Jangan-jangan kita saja yang berpikir bahwa alam ini tidak punya metode untuk
mengungkapkan pendapat, padahal sebenarnya itu hanyalah ketidaktahuan dan
ketidakpekaan kita. Jika saja kita bersedia merendahkan hati, melatih kepekaan,
bersedia mendengarkan isyarat-isyarat itu, alam sepertinya punya banyak hal
yang ingin diungkapkannya pada kita.
Dan kembali ke tulisan Mr Anderson itu, bukankah berfilsafat
sesungguhnya adalah usaha untuk mempersepsi alam dari perspektif alam itu
sendiri untuk memperoleh insight?
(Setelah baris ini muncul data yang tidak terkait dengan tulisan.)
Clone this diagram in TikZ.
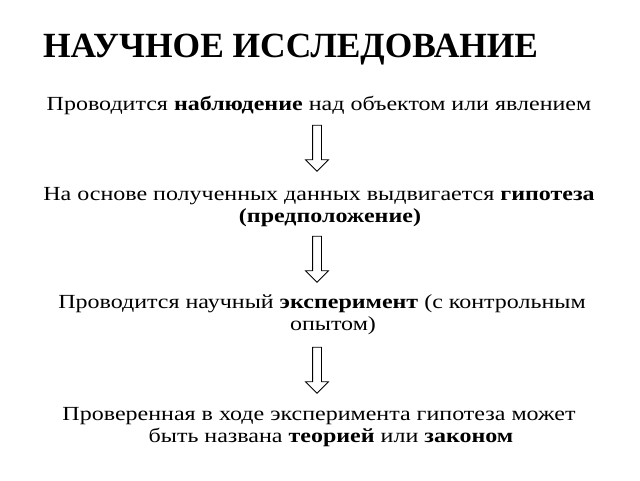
\documentclass[tikz,border=0pt]{standalone}
\usepackage{fontspec}
\setmainfont{Liberation Serif}
\newfontfamily\stepfont{Liberation Serif}[FakeStretch=1.2]
\usetikzlibrary{shapes.arrows}
\tikzset{
    titlenode/.style = {anchor=base west, inner sep=0pt, font=\fontsize{35.4}{40}\selectfont\bfseries},
    stepnode/.style = {anchor=base, inner sep=0pt, align=center, font=\stepfont\fontsize{20}{22}\selectfont},
    downarrow/.style = {single arrow, draw=black, thick, fill=white, rotate=-90, inner sep=4pt,
        minimum height=46pt, minimum width=22pt, single arrow head extend=7pt},
}
\begin{document}
\begin{tikzpicture}[x=1pt,y=-1pt]
\useasboundingbox (0,0) rectangle (640,480);
\node[titlenode] at (43,57) (title) {НАУЧНОЕ ИССЛЕДОВАНИЕ};
%
\node[stepnode] at (319,110) (s1) {Проводится \textbf{наблюдение} над объектом или явлением};
\node[stepnode] at (330,222) (s2) {На основе полученных данных выдвигается \textbf{гипотеза}\hspace*{22pt}\\\textbf{(предположение)}};
\node[stepnode] at (333,330) (s3) {Проводится научный \textbf{эксперимент} (с контрольным\hspace*{22pt}\\опытом)};
\node[stepnode] at (331,442) (s4) {Проверенная в ходе эксперимента гипотеза может\hspace*{24pt}\\быть названа \textbf{теорией} или \textbf{законом}};
%
\node[downarrow] at (317,146) (a1) {};
\node[downarrow] at (317,257) (a2) {};
\node[downarrow] at (317,368) (a3) {};
\end{tikzpicture}
\end{document}
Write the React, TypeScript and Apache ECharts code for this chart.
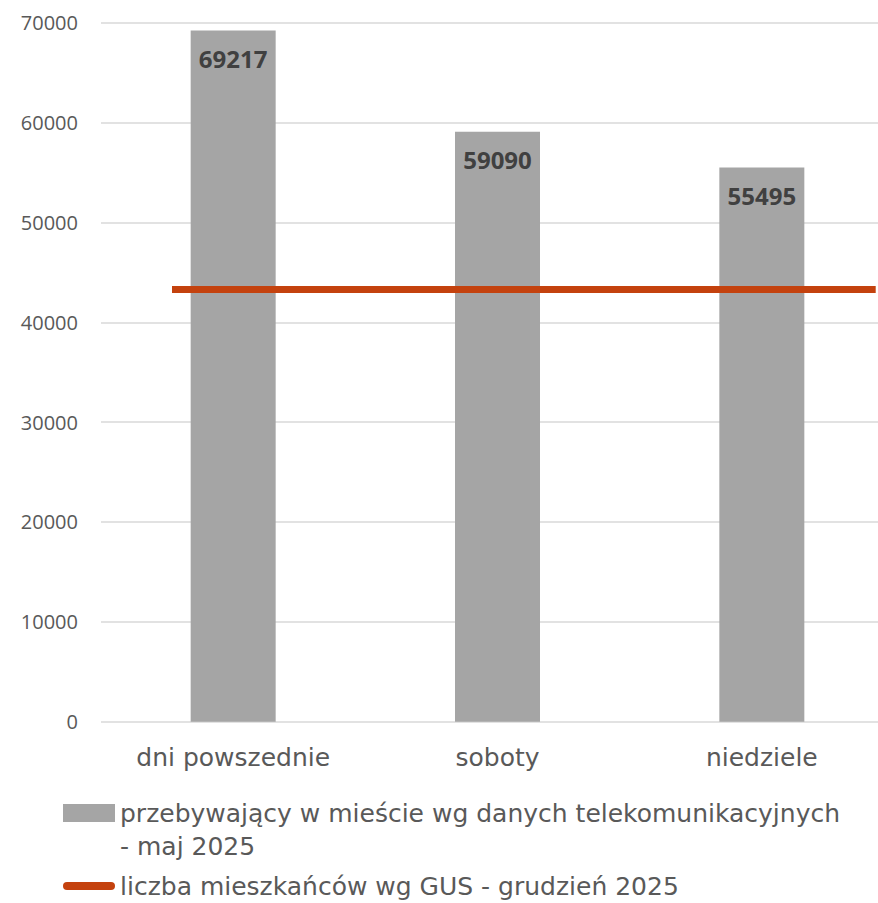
import React, { useEffect, useRef } from "react";
import * as echarts from "echarts";

const categories = ["dni powszednie", "soboty", "niedziele"];
const telecomValues = [69217, 59090, 55495];
const residentsValue = 43270;
const yTicks = { min: 0, max: 70000, interval: 10000 };
const barSeriesName = "przebywający w mieście wg danych telekomunikacyjnych - maj 2025";
const barLegendLines = ["przebywający w mieście wg danych telekomunikacyjnych", "- maj 2025"];
const lineSeriesName = "liczba mieszkańców wg GUS - grudzień 2025";

const TEXT = "#595959";
const GOTHIC = "DejaVu Sans";

export default function App() {
  const ref = useRef<HTMLDivElement>(null);
  useEffect(() => {
    if (!ref.current) return;
    const chart = echarts.init(ref.current, null, { renderer: "svg" });
    chart.setOption({
      animation: false,
      backgroundColor: "#ffffff",
      grid: {
        left: 101,
        top: 22.7,
        width: 793,
        height: 699,
        containLabel: false,
        outerBoundsMode: "none",
      },
      xAxis: [
        {
          type: "category",
          data: categories,
          axisLine: { show: false },
          axisTick: { show: false },
          axisLabel: { color: TEXT, fontFamily: GOTHIC, fontSize: 25, margin: 23 },
        },
        { type: "value", min: -0.1009, max: 1.026, show: false },
      ],
      yAxis: {
        type: "value",
        min: yTicks.min,
        max: yTicks.max,
        interval: yTicks.interval,
        axisLine: { show: false },
        axisTick: { show: false },
        splitLine: { lineStyle: { color: "#D9D9D9", width: 1.5 } },
        axisLabel: {
          color: TEXT,
          fontFamily: "Open Sans",
          fontSize: 20,
          margin: 23,
          formatter: (v: number) => String(v),
        },
      },
      legend: {
        orient: "vertical",
        left: 58,
        top: 758.5,
        itemWidth: 52,
        itemHeight: 18,
        itemGap: 7,
        textStyle: { color: TEXT, fontFamily: GOTHIC, fontSize: 25, lineHeight: 33 },
        formatter: (name: string) =>
          name === barSeriesName ? "\n" + barLegendLines.join("\n") : name,
        data: [
          { name: barSeriesName, icon: "rect" },
          { name: lineSeriesName, icon: "path://M4,0 H48 A4,4 0 0 1 48,8 H4 A4,4 0 0 1 4,0 Z" },
        ],
      },
      series: [
        {
          name: barSeriesName,
          type: "bar",
          data: telecomValues,
          barWidth: 85,
          itemStyle: { color: "#A5A5A5" },
          label: {
            show: true,
            position: "insideTop",
            distance: 16,
            color: "#404040",
            fontFamily: "Open Sans",
            fontWeight: "bold",
            fontSize: 24,
          },
        },
        {
          name: lineSeriesName,
          type: "line",
          xAxisIndex: 1,
          data: [
            [0, residentsValue],
            [1, residentsValue],
          ],
          color: "#C4420E",
          symbol: "none",
          lineStyle: { color: "#C4420E", width: 7 },
          z: 5,
        },
      ],
    });
    return () => chart.dispose();
  }, []);
  return (
    <div
      ref={ref}
      style={{ position: "fixed", left: 0, top: 0, width: 878, height: 903 }}
    />
  );
}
Seperti membaca arus air untuk memperoleh
persepsi yang presisi maka kita mesti berusaha “menjadi air” sehingga kita akan
dapat mengalir bersamanya.
Bagi kebanyakan orang, mungkin akan terlihat seolah-olah
peselancar atau pendayung itu menunggangi air, tetapi ia sesungguhnya mengalir
bersamanya dalam harmoni.
Pada bagian lain, Mr Anderson, mengutip Weaver T., menulis bahwa:
“the wave is something
you try to flow with, rather than something on which you try to stamp your
personality, it’s about style, it’s a dance ... it’s about not fighting the
wave, it’s about letting the wave ride you.” (hal. 75)
Bukankah ‘letting the
wave ride you’ bisa berarti ‘membiarkan sang ombak memandumu dalam usahamu
untuk menungganginya’? Bagi kebanyakan orang, itu bisa jadi akan terlihat
seperti engkau menaklukkan ombak itu padahal yang terjadi sesungguhnya adalah
engkau dan ombak berada dalam harmoni, seperti sedang berdansa (‘… it’s a dance …’), dan dengan seizin sang
ombak engkau pun memperoleh hak untuk menungganginya.